***** Recorded data *****

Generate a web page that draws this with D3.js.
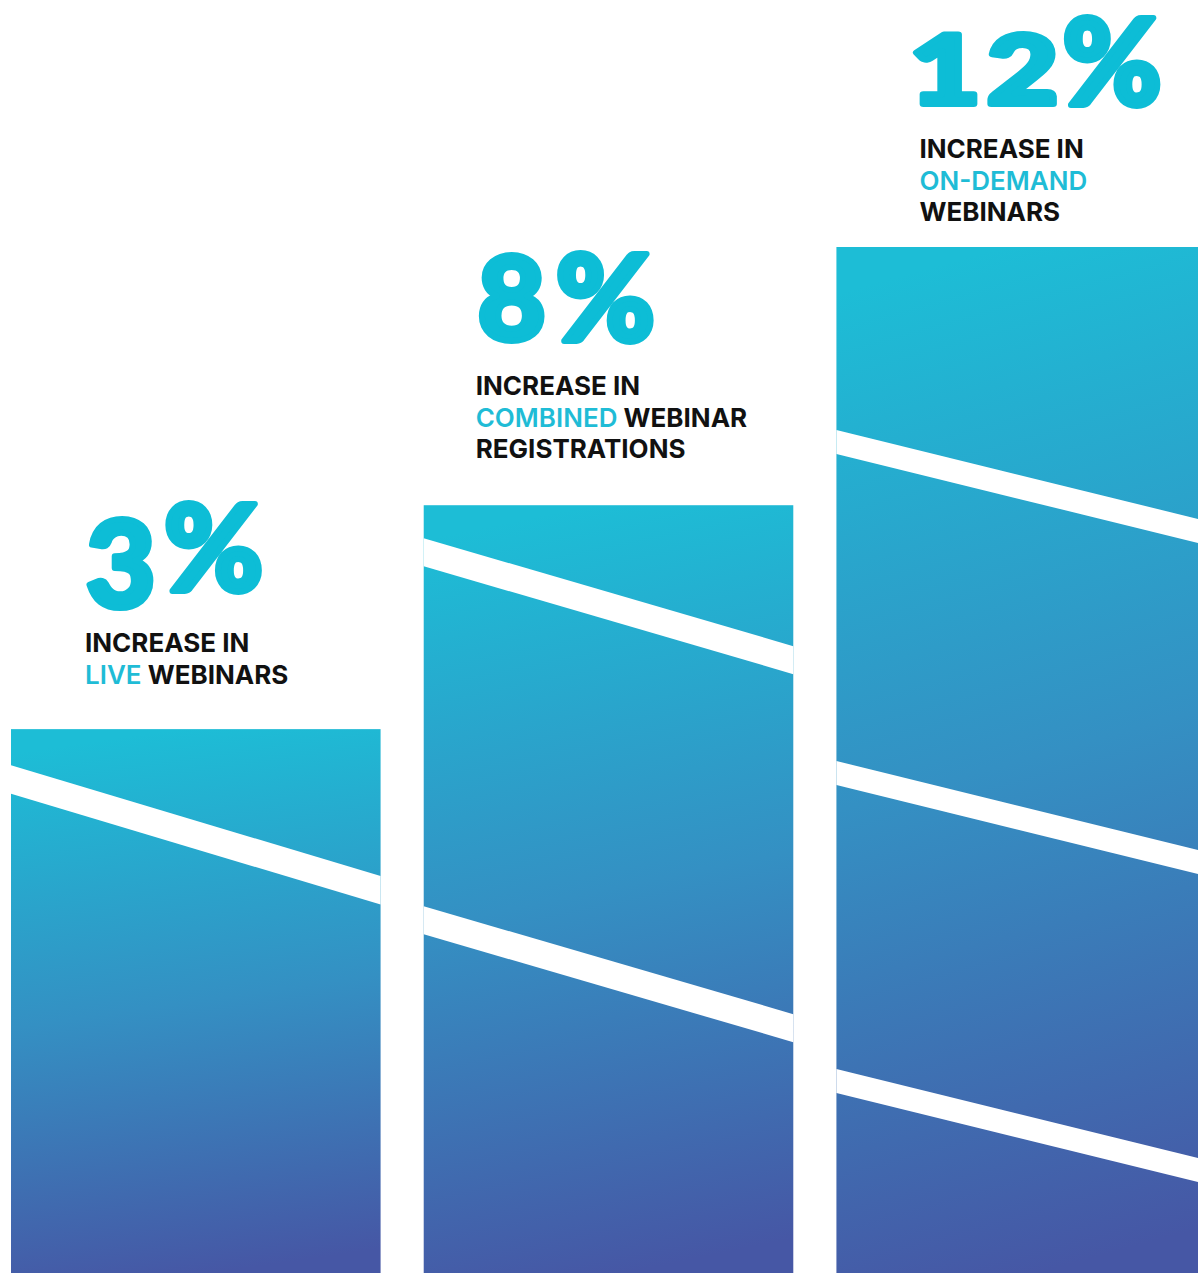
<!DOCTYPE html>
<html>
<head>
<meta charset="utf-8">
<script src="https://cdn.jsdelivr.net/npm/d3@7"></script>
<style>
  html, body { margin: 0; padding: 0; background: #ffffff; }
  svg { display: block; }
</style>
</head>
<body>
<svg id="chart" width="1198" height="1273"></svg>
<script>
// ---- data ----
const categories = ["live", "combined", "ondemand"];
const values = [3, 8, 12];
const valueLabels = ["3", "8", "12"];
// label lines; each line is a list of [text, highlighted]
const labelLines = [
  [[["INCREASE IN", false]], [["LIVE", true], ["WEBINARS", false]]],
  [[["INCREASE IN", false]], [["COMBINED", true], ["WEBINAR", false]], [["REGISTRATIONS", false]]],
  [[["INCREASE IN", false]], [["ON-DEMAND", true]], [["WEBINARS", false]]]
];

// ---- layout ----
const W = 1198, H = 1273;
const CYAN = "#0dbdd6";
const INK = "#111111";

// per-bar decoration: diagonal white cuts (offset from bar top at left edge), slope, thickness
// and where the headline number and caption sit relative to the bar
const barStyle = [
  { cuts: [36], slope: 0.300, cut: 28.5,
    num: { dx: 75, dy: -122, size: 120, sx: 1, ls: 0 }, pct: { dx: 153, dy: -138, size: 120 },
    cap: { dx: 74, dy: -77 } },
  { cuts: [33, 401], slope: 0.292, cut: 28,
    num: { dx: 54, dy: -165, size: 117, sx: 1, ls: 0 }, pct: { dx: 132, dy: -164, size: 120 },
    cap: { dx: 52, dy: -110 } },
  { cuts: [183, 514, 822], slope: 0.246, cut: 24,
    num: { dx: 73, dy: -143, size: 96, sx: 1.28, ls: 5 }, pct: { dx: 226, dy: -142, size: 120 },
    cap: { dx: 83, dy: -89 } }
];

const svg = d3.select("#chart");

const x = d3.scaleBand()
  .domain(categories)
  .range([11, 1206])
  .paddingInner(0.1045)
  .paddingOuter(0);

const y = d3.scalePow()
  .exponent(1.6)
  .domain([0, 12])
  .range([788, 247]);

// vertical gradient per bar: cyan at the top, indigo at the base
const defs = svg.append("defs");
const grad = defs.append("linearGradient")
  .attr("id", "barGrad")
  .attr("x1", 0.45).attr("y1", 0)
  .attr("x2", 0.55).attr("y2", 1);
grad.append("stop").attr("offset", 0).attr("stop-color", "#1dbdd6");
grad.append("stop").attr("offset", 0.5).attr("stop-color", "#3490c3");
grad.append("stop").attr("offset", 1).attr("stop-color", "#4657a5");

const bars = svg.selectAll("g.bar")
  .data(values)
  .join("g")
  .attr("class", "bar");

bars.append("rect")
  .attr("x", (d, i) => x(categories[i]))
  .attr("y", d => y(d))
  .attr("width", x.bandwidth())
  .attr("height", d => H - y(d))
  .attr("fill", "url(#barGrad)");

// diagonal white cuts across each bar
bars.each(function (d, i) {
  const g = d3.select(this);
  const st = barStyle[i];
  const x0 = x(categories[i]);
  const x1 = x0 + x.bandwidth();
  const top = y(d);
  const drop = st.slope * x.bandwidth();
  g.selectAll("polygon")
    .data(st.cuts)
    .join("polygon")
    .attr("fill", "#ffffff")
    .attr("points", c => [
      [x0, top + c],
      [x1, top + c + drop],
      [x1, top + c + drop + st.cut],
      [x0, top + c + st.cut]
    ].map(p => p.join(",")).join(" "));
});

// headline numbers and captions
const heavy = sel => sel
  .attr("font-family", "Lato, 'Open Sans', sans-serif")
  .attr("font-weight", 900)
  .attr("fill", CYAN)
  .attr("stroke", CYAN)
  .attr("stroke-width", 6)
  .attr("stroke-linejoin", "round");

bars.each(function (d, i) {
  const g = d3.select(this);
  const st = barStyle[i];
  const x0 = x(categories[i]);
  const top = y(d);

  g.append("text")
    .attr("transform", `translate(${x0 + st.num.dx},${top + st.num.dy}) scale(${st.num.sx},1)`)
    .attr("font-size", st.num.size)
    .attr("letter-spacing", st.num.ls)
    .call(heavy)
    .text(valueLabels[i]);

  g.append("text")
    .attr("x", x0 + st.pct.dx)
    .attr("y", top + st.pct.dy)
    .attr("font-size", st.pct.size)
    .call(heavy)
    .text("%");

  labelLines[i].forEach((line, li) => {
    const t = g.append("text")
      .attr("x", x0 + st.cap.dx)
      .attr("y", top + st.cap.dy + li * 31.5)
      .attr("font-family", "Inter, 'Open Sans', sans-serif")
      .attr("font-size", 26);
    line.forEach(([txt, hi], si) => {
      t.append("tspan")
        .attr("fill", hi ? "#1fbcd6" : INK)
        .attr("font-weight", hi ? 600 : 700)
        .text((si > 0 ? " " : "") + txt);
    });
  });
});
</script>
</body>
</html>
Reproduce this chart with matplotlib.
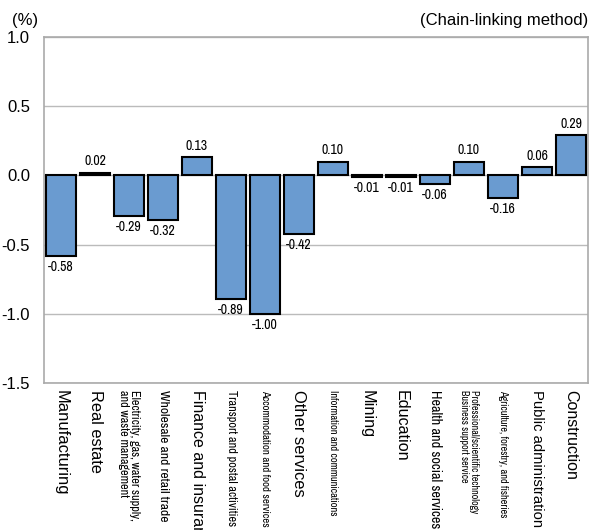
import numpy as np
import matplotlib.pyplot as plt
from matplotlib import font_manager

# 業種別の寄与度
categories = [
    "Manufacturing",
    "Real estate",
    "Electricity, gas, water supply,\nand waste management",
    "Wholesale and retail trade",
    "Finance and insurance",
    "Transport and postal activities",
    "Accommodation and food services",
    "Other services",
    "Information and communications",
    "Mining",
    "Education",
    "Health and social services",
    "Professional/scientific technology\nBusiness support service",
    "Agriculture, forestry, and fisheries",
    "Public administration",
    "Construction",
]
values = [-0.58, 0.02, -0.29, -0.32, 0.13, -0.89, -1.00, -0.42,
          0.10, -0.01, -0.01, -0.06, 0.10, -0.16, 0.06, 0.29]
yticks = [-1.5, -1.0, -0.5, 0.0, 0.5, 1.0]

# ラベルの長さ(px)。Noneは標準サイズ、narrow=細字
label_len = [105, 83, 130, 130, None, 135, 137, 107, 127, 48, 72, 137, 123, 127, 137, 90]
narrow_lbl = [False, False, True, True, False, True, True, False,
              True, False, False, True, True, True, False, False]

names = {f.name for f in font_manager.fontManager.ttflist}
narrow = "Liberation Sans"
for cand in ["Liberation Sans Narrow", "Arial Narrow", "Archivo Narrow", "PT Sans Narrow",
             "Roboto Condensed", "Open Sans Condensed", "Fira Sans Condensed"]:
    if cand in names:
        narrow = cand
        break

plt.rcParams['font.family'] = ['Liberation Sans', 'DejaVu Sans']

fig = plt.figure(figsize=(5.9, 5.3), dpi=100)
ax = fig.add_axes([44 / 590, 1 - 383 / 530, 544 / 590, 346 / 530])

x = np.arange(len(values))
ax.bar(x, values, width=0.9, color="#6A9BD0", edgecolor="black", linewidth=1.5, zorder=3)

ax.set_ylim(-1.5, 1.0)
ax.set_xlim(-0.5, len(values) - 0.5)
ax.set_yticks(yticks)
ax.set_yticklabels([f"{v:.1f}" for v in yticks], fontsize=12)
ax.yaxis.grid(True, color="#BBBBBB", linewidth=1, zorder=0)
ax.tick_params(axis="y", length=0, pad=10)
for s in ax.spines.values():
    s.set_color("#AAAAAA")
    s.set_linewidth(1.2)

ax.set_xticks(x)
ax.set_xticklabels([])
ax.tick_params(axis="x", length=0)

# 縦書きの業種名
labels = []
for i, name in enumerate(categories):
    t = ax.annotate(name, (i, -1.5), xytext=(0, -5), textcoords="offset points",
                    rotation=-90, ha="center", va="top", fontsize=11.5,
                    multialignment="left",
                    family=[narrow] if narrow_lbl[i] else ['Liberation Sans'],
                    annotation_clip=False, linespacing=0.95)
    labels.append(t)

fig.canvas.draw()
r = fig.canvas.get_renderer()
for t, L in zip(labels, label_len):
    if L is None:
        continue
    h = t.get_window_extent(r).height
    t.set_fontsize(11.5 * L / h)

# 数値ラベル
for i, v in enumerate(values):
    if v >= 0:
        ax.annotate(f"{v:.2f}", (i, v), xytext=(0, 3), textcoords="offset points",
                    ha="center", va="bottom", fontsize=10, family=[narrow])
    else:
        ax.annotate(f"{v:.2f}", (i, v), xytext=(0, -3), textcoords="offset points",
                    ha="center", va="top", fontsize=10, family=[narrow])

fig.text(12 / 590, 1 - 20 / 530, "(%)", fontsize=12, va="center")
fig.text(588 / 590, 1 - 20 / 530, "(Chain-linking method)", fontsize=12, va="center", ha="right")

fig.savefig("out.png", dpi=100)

*****

The problem:
Copy every line in the entries above that has the string "this" in it.

Exercise result:
Generate a web page that draws this with D3.js.
  const g = d3.select(this);
  const g = d3.select(this);
Reproduce this chart with matplotlib.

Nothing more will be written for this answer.